If I can’t play a movie and get a cryptic “Bad RAM” message, do they want me to realize that something is wrong with the “Rights Assertion Mark” or do they want me to think that the Random Access Memory in my video player is damaged? [ie. do they want me to blame the video player instead of the content producer?]
Ditto for “V-RAM” — “Veil Rights Assertion Mark,” which may be confused with VRAM — Video RAM.
Maybe I’m being too sensitive, but there is a lot of power in framing an issue — choosing the words used to describe it — and no engineer would’ve come up with the term RAM on accident. One wonders if this is supposed to be a “veil” of confusion.
It could be fairly important to find out which transformations erase the watermark and which don’t; otherwise we could find that certain digitization and compression schemes (either current or future) have been classified as unlawful DRM-circumvention techniques. In addition to mandating use of a particular company’s copy-protection scheme, Congress would then also be mandating the use of particular companies’ technologies for storing and transmitting formerly analog content.
The 29% of people noticing a difference on tests designed by the promoter of the technology doesn’t bode well, imo. Whether clips were successfully identified as altered or unaltered is less important, since that decision would have been made either going on memories of the clip in question or on preconceptions about what kind of artifacts the watermarking would introduce.
Since the world doesn’t seem to be bothered with logos in the corner or “Coming next” banners, I doubt they will be bothered with the occasional blip from a overt watermark.
Bill, they bother me at least.
Ben,
I’m not sure I can agree. If viewers saw a difference 29% of the time, that could be a problem, even if the viewers can’t say reliably whether the modified or unmodified version looks better. It sounds like they had the viewers do A-B comparisons, rather than A-B-X comparisons (i.e., which two of these three are alike) which might have helped straighten this out.
To have a proper debate about this, we’d need to know more about the tests. But that information is being withheld from us.

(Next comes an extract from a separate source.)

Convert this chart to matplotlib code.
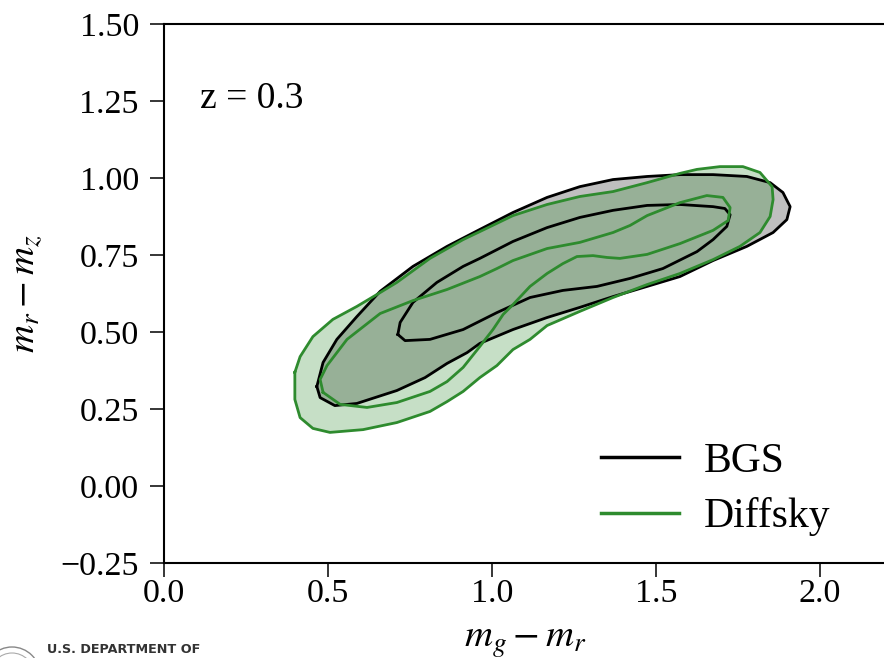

“For example, when they tested to see whether VEIL caused a visible
difference in the video image, they found that viewers did report a
difference 29% of the time (page 4).”
True, but of those 29% cases, the VRAM’d clip was correctly identified
just less than half the time. Overall, in 71% of cases the viewer
couldn’t tell any difference; in 29% of cases, they thought they could,
but in fact did no better than chance at telling which was which. To be
fair, isn’t that fairly good evidence that the system does not introduce
visible degradation?
As you say, there might be doubts about their methodology, choice of
video clips, etc., but on the face of it, I think the results are on
their side on this point.
This look less and less a way to protect the content and more like a scheme for a company to gain a monopoly by having the government make it compulary to use their product.